Selasa, 31 Mei 2022

IR SUKARNO DI KEBUMEN TAHUN 1933

Menurut anggapan saya, yang diminta oleh Paduka Tuan Ketua Yang Mulia ialah, dalam bahasa Belanda, "Philosofische Grondslag" dari pada Indonesia merdeka. Philosofische grondslag itulah pundamen, filsafat, pikiran yang sedalam-dalamnya, jiwa, hasrat yang sedalam-dalamnya untuk di atasnya didirikan gedung Indonesia Merdeka yang kekal dan abadi....Saudara-saudara! "Dasar-dasar Negara"  telah saya usulkan. Lima bilangannya. Inikah Panca Dharma? Bukan! Nama Panca Dharma tidak tepat disini...Namanya bukan Panca Dharma, tetapi - saya namakan ini dengan petunjuk seorang  teman kita ahli bahasa namanya ialah Pancasila. Sila artinya azas atau dasar dan di atas kelima dasar itulah kita mendirikan Negara Indonesia, kekal dan abadi, demikianlah petikan pidato Ir.Soekarno di Sidang BPUPKI 1 Juni 1945 yang kelak rumusannya menjadikan dasar bagi Indonesia merdeka.

Hari ini, diperingati sebagai hari lahirnya Pancasila. Nama Ir. Sukarno yang juga Presiden Indonesia pertama tentu akan dihubungkan dengan perumus dan pencetus istilah Pancasila. Omong-omong soal Ir. Soekarno, ada catatan menarik dari sebuah surat kabar De Locomotief bertanggal 27 Februari 1933 yang melaporkan perkunjungan Ir. Soekarno sebagai Ketua Partai Nasional Indonesia (PNI) ke Kebumen.
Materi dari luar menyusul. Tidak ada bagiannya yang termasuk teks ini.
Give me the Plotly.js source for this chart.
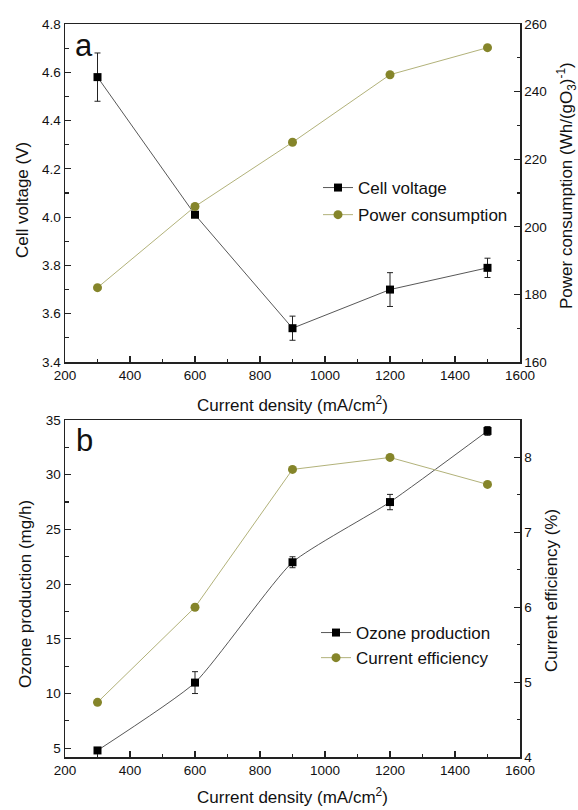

Dalam judul berita, Ir. Soekarno te Keboemen dilaporkan telah terjadi sebuah pertemuan besar – tidak disebutkan lokasi persisnya di mana – pada Rabu pagi pukul 08.00 dengan jumlah peserta - entah angka akurat atau taksiran atau salah menuliskan - sebanyak 2000 orang.

Setelah sambutan dari ketua PNI cabang Kebumen, tibalah saatnya Ir. Soekarno memberikan pidatonya. Ada tiga hal yang disampaikan oleh Ir Soekarno yaitu, Pertama membahas imperialisme di berbagai negara dan membahas politik pintu terbuka. Kedua, secara singkat Ir. Soekarno menceritakan kisah wayang Loetoeng Kasaroeng, di mana sekitar 1000 kera mengambil alih kekuasaan. Ketiga, Soekarno membandingkan orang Jawa kuno dengan harimau, sedangkan orang Jawa sekarang (tahun 1933) lebih seperti gambaran kambing, hal mana Soekarno mendorong para pendengar pidatonya agar menjadi seperti harimau.


De Locomotief, 27 Februari 1933

Ada sesuatu yang ganjil dalam berita pendek ini. Kisah Lutung Kasarung adalah cerita yang berkembang di masyarakat Sunda sementara penyerbuan kera sebanyak 1000-an lebih merujuk pada cerita yang berkembang dalam Ramayana. Biasanya dihubungkan dengan pasukan kera yang dilibatkan membangun sebuah jembatan di lautan. Dalam kitab Yudhakandha diceritakan Prabu Rama dan sang raja kera Sugriwa mengerahkan bala tentara kera menyiapkan penyerangan kerajaan Alengkapura di mana berdiam Rahwana yang mencuri Sinta istri Rama. Entahkah Soekarno yang melakukan anakronisme dalam pidatonya atau pencatat berita yang keliru menghubungkan kisah-kisah yang disitir Soekarno.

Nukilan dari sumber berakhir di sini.